Suspected People Smuggling Ringleader Extradited to Italy

Medhanie Yehdego Mered, an Eritrean smuggler who claimed to have played a role in sending at least 13,000 people to Europe has been arrested in Sudan and extradited to Italy.

By Gaia Pianigiani | for New York Times,

An Eritrean man accused of organizing an extensive people-smuggling network that led to the deaths of hundreds of Africans trying to cross the Mediterranean Sea has been captured in Sudan and extradited to Italy, the authorities said Wednesday.

The arrest, which followed an investigation that involved the Sudanese, Italian and British authorities, was a rare instance in which a person has faced direct criminal charges for the human trafficking that has made the Mediterranean one of the world’s deadliest migration routes.

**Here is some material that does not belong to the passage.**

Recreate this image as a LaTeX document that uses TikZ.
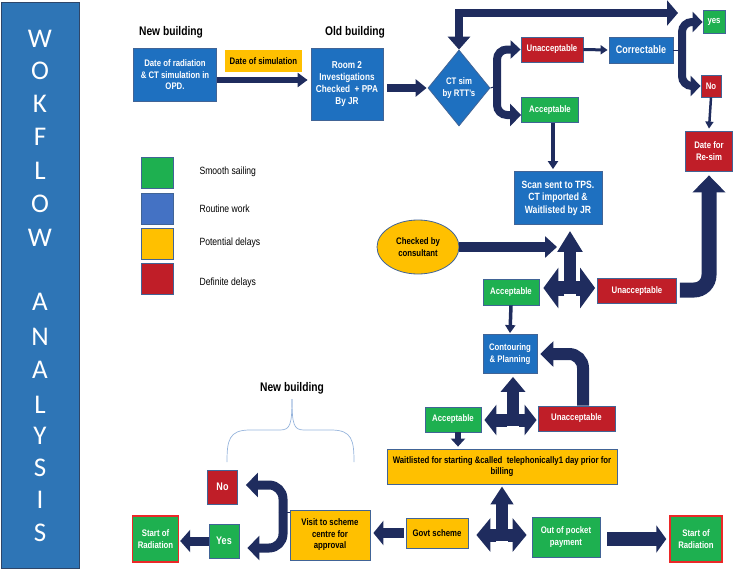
\documentclass[tikz,border=0pt]{standalone}
\usepackage{fontspec}
\setmainfont{Liberation Sans}[FakeStretch=0.82]
\newfontfamily\bannerfont{Carlito}
\usetikzlibrary{arrows.meta,shapes.geometric}
\definecolor{routineblue}{RGB}{30,112,192}
\definecolor{keyblue}{RGB}{68,114,196}
\definecolor{okgreen}{RGB}{30,176,80}
\definecolor{delayyellow}{RGB}{255,192,0}
\definecolor{badred}{RGB}{192,30,40}
\definecolor{navy}{RGB}{31,44,94}
\definecolor{edge}{RGB}{65,100,150}
\definecolor{radred}{RGB}{235,40,40}
\definecolor{bannerblue}{RGB}{46,117,182}
\definecolor{bracecol}{RGB}{150,180,220}
\tikzset{
  box/.style={draw=edge, line width=0.8pt, align=center, text=white, inner sep=1pt,
    font=\bfseries\fontsize{9.5}{11.5}\selectfont},
  routinebox/.style={box, fill=routineblue},
  okbox/.style={box, fill=okgreen},
  delaybox/.style={box, fill=delayyellow, text=black},
  badbox/.style={box, fill=badred},
  radbox/.style={okbox, draw=radred, line width=1.4pt},
  heading/.style={font=\bfseries\fontsize{12.5}{14}\selectfont},
  keybox/.style={draw=edge, line width=1pt, minimum width=32pt, minimum height=31pt},
  keytext/.style={anchor=west, font=\fontsize{10.5}{12}\selectfont},
  bannerletter/.style={text=white, font=\bannerfont\fontsize{27}{27}\selectfont}
}
\begin{document}
\begin{tikzpicture}[x=1pt,y=-1pt]
\useasboundingbox (0,0) rectangle (734,570);
\filldraw[fill=bannerblue, draw=edge!70!black, line width=1pt] (1,2) rectangle (79,568);
\foreach \ch/\y in {W/39,O/71,K/104,F/137,L/171,O/204,W/238,A/302,N/337,A/370,L/405,Y/436,S/468,I/500,S/533}
  \node[bannerletter] (ltr\y) at (40,\y) {\ch};
\node[heading] (newtop) at (171,32) {New building};
\node[heading] (oldtop) at (355,32) {Old building};
\node[heading] (newlow) at (292,388) {New building};
\node[routinebox, minimum width=83pt, minimum height=53pt] (date) at (175,75) {Date of radiation\\\& CT simulation in\\OPD.};
\node[box, fill=delayyellow, draw=none, text=black, minimum width=77pt, minimum height=22pt] (datesim) at (263.5,61) {Date of simulation};
\node[routinebox, minimum width=72pt, minimum height=72pt, font=\bfseries\fontsize{10}{12}\selectfont] (room) at (347,84) {Room 2\\Investigations\\Checked\ \ + PPA\\By JR};
\node[routinebox, diamond, inner sep=0pt, minimum width=62pt, minimum height=76pt] (ctsim) at (459,88) {CT sim\\by RTT's};
\node[badbox, minimum width=62pt, minimum height=25pt] (unacc1) at (552,49.5) {Unacceptable};
\node[routinebox, minimum width=64pt, minimum height=26pt, font=\bfseries\fontsize{11}{13}\selectfont] (correct) at (641,50) {Correctable};
\node[okbox, minimum width=57pt, minimum height=25pt] (acc1) at (550,110) {Acceptable};
\node[okbox, minimum width=22pt, minimum height=23pt] (yes) at (714,22) {yes};
\node[badbox, minimum width=20pt, minimum height=22pt] (no1) at (711,86) {No};
\node[badbox, minimum width=47pt, minimum height=40pt] (resim) at (709,151) {Date for\\Re-sim};
\node[routinebox, minimum width=88pt, minimum height=53pt, font=\bfseries\fontsize{10.5}{12.5}\selectfont] (scan) at (558,198) {Scan sent to TPS.\\CT imported \&\\Waitlisted by JR};
\node[delaybox, ellipse, inner sep=0pt, minimum width=82pt, minimum height=54pt] (consult) at (418,247) {Checked by\\consultant};
\node[okbox, minimum width=56pt, minimum height=26pt] (acc2) at (511,292) {Acceptable};
\node[badbox, minimum width=79pt, minimum height=25pt] (unacc2) at (637,291) {Unacceptable};
\node[routinebox, minimum width=54pt, minimum height=39pt] (contour) at (510,354) {Contouring\\\& Planning};
\node[okbox, minimum width=56pt, minimum height=25pt] (acc3) at (453,419.5) {Acceptable};
\node[badbox, minimum width=77pt, minimum height=25pt] (unacc3) at (576.5,418.5) {Unacceptable};
\node[delaybox, minimum width=230pt, minimum height=35pt] (wait) at (502,466.5) {Waitlisted for starting \&called\ \ telephonically1 day prior for\\billing};
\node[delaybox, minimum width=62pt, minimum height=30pt] (govt) at (437,533) {Govt scheme};
\node[okbox, minimum width=68pt, minimum height=40pt] (pocket) at (566,537) {Out of pocket\\payment};
\node[radbox, minimum width=52pt, minimum height=46pt] (start2) at (696,539) {Start of\\Radiation};
\node[delaybox, minimum width=80pt, minimum height=50pt] (visit) at (330,535) {Visit to scheme\\centre for\\approval};
\node[badbox, minimum width=30pt, minimum height=34pt, font=\bfseries\fontsize{11}{13}\selectfont] (no2) at (222.5,487) {No};
\node[okbox, minimum width=30pt, minimum height=34pt, font=\bfseries\fontsize{11}{13}\selectfont] (yes2) at (224,541) {Yes};
\node[radbox, minimum width=46pt, minimum height=46pt] (start1) at (155.5,539) {Start of\\Radiation};
\foreach \col/\txt/\y/\ty [count=\i] in {okgreen/Smooth sailing/172.5/172, keyblue/Routine work/209/209, delayyellow/Potential delays/243.5/243, badred/Definite delays/279/283} {
  \node[keybox, fill=\col] (key\i) at (157,\y) {};
  \node[keytext] (keytxt\i) at (196,\ty) {\txt};
}
\draw[bracecol, line width=0.7pt] (227,462) .. controls (227,440) and (229,430) .. (250,430) -- (280,430) .. controls (290,430) and (292,425) .. (292,399);
\draw[bracecol, line width=0.7pt] (354,462) .. controls (354,440) and (352,430) .. (331,430) -- (304,430) .. controls (294,430) and (292,425) .. (292,399);
\coordinate (loopend) at (678,13);
\coordinate (b1) at (497,86);
\coordinate (b2) at (682,50);
\coordinate (b3) at (283,512);
\coordinate (hub1) at (570,288);
\coordinate (hub2) at (513,420);
\coordinate (hub3) at (502,535);
\draw[navy, line width=6pt, -{Triangle[width=14pt,length=10pt]}] ([yshift=-5pt]date.east) -- ([xshift=-3pt,yshift=4pt]room.west);
\draw[navy, line width=8pt, -{Triangle[width=17pt,length=11pt]}] ([xshift=4pt,yshift=-4pt]room.east) -- ([xshift=-1pt]ctsim.west);
\draw[navy, line width=8pt, {Triangle[width=22pt,length=13pt]}-{Triangle[width=25pt,length=11pt]}] (ctsim.north) |- (loopend);
\draw[navy, line width=1pt] (ctsim.east) -- (b1);
\draw[navy, line width=8pt, rounded corners=10pt, -{Triangle[width=18pt,length=10pt]}] (b1) |- (unacc1.west);
\draw[navy, line width=8pt, rounded corners=10pt, -{Triangle[width=22pt,length=11pt]}] (b1) |- ([yshift=-5pt]acc1.west);
\draw[navy, line width=3pt, -{Triangle[width=9pt,length=7pt]}] (unacc1.east) -- ([xshift=-1pt]correct.west);
\draw[navy, line width=1pt] (correct.east) -- (b2);
\draw[navy, line width=8pt, rounded corners=10pt, -{Triangle[width=20pt,length=10pt]}] (b2) |- (yes.west);
\draw[navy, line width=8pt, rounded corners=10pt, -{Triangle[width=20pt,length=10pt]}] (b2) |- (no1.west);
\draw[navy, line width=2.5pt, -{Triangle[width=8pt,length=7pt]}] (no1.south) -- ([yshift=2pt]resim.north);
\draw[navy, line width=3.5pt, -{Triangle[width=10pt,length=8pt]}] ([xshift=3pt]acc1.south) -- ([xshift=3pt,yshift=2pt]acc1.south |- scan.north);
\draw[navy, line width=10pt, -{Triangle[width=21pt,length=12pt]}] (consult.east) -- ([xshift=-1pt]scan.south |- consult.east);
\draw[navy, line width=12pt, -{Triangle[width=24pt,length=21pt]}] ([yshift=-6pt]hub1) -- ([yshift=-6pt]hub1 |- scan.south);
\draw[navy, line width=15pt, -{Triangle[width=40pt,length=15pt]}] ([xshift=-6pt]hub1) -- ([xshift=4pt]hub1 -| acc2.east);
\draw[navy, line width=15pt, -{Triangle[width=40pt,length=15pt]}] ([xshift=6pt]hub1) -- ([xshift=-2pt]hub1 -| unacc2.west);
\draw[navy, line width=15pt, rounded corners=15pt, -{Triangle[width=32pt,length=17pt]}] ([xshift=3pt,yshift=1pt]unacc2.east) -| ([yshift=-4pt]resim.south);
\draw[navy, line width=3.5pt, -{Triangle[width=10pt,length=8pt]}] (acc2.south) -- ([yshift=1pt]contour.north);
\draw[navy, line width=12pt, -{Triangle[width=24pt,length=15pt]}] ([yshift=-6pt]hub2) -- ([yshift=-3pt]hub2 |- contour.south);
\draw[navy, line width=13pt, -{Triangle[width=30pt,length=12pt]}] ([xshift=-6pt]hub2) -- ([xshift=3pt]hub2 -| acc3.east);
\draw[navy, line width=13pt, -{Triangle[width=30pt,length=12pt]}] ([xshift=6pt]hub2) -- ([xshift=-1pt]hub2 -| unacc3.west);
\draw[navy, line width=12pt, rounded corners=14pt, -{Triangle[width=25pt,length=13pt]}] ([xshift=6.5pt]unacc3.north) |- ([xshift=3pt]contour.east);
\draw[navy, line width=6pt, -{Triangle[width=14pt,length=8pt]}] ([xshift=5pt]acc3.south) -- ([xshift=5pt,yshift=2pt]acc3.south |- wait.north);
\draw[navy, line width=12pt, -{Triangle[width=22pt,length=18pt]}] ([yshift=-6pt]hub3) -- ([yshift=-2pt]hub3 |- wait.south);
\draw[navy, line width=13pt, -{Triangle[width=33pt,length=14pt]}] ([xshift=-6pt]hub3) -- ([xshift=8pt]hub3 -| govt.east);
\draw[navy, line width=13pt, -{Triangle[width=33pt,length=14pt]}] ([xshift=6pt]hub3) -- ([xshift=-5pt]hub3 -| pocket.west);
\draw[navy, line width=14pt, -{Triangle[width=27pt,length=10pt]}] ([xshift=7pt,yshift=-2pt]pocket.east) -- ([xshift=-3pt,yshift=-2pt]pocket.east -| start2.west);
\draw[navy, line width=10pt, -{Triangle[width=24pt,length=10pt]}] ([xshift=-2pt]govt.west) -- ([xshift=3pt]govt.west -| visit.east);
\draw[navy, line width=1pt] (b3) -- (b3 -| visit.west);
\draw[navy, line width=9pt, rounded corners=14pt, -{Triangle[width=24pt,length=12pt]}] (b3) |- ([xshift=8pt,yshift=2pt]no2.east);
\draw[navy, line width=9pt, rounded corners=14pt, -{Triangle[width=24pt,length=12pt]}] (b3) |- ([xshift=8pt,yshift=-7pt]yes2.east);
\draw[navy, line width=9pt, -{Triangle[width=22pt,length=10pt]}] (yes2.west) -- ([xshift=1pt]yes2.west -| start1.east);
\end{tikzpicture}
\end{document}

Officials said the smuggling ring was responsible for the deaths of 359 people when a vessel capsized off the Italian island of Lampedusa in 2013. The authorities said he styled himself as “The General” — a reference to the reach of his criminal network — and that he had been heard on intercepted telephone calls joking callously about the deaths of the victims, who were fleeing violence and desperation.

The Italian authorities identified the man as Medhanie Yehdego Mered, 35, though the information could not be independently confirmed. Mr. Mered, they said, was seized in Khartoum, the capital of Sudan, on May 24, and flown to Rome on Tuesday night. The Sudanese police carried out the arrest after the British authorities tracked him to an address in the El Diem area of Khartoum, the British National Crime Agency said.

“Telephone interceptions gathered by the Italians confirmed Medhanie was organizing regular journeys across the Mediterranean, and was also directly coordinating other people-smugglers responsible for land routes,” the agency said in a statement, using what the Italian authorities said was Mr. Mered’s first name. “During one recorded conversation Medhanie was heard laughing about the fatal overloading of migrant ships.”

The sinking of the boat, a flimsy fishing vessel, off Lampedusa on Oct. 3, 2013, was a signal moment in the migration crisis. While refugees from the Syrian civil war have been among the most prominent faces of the migration crisis, many other migrants from strife-torn countries in sub-Saharan Africa, including Sudan and Eritrea, have traveled to Libya, where there is barely a functioning government. Part of the Italian region of Sicily, Lampedusa, about 70 miles from Tunisia, has been a destination for many African migrants.

The boat was packed with more than 500 people. Of the 155 who survived the shipwreck, around 100 ended up in Sweden.

“This operation is important not only because it struck one of the bosses of a criminal ring that has smuggled thousands of people, but also because it effectively demonstrated international judicial and police cooperation,” Francesco Lo Voi, the chief prosecutor in Palermo, the regional capital, said on Wednesday.

Mr. Lo Voi said that Mr. Mered had been responsible for smuggling thousands of migrants to Italy since 2012, making “enormous profits” without regard for the life-threatening risks taken by the migrants. Like the British authorities, Mr. Lo Voi took note of the phone call in which Mr. Mered was recorded laughing about the overloading of the boats.

A statement from Mr. Lo Voi’s office said Mr. Mered “not only directed the activities in the African continent, but also constantly kept abreast his collaborators in Italy with the boat arrivals, so that migrants could continue traveling to their final destination.”

Mr. Mered will be charged with leading a transnational criminal conspiracy, human trafficking, illegal banking activities, and abetting illegal immigration, Italian prosecutors said. He faces up to 30 years in prison.

“The General” is suspected of controlling a large area through his contacts and of personally coordinating smugglers on the land routes in Africa, Italy, the Netherlands and Scandinavian countries. The authorities said he signaled to his accomplices in Italy the departure and the possible arrival of the boats, and sometimes reported the journey’s outcome to the migrants’ families.

In several cases, Italian prosecutors said, he paid Libyan officials to free migrants from Libyan jails, then sought to extort compensation from the migrants’ families. In one wiretapped conversation, Mr. Mered boasted that he had paid $40,000 to Libyan jailers to free a group of people.

The migrants were “authorized” to leave for Italy — or to leave Italy for other parts of Europe — only after their relatives made additional payments, prosecutors said. The payments were made in phases: one for the land route through Libya, a second to cover the sea crossing and a final payment if the migrants made it to destinations north, like Germany or Sweden.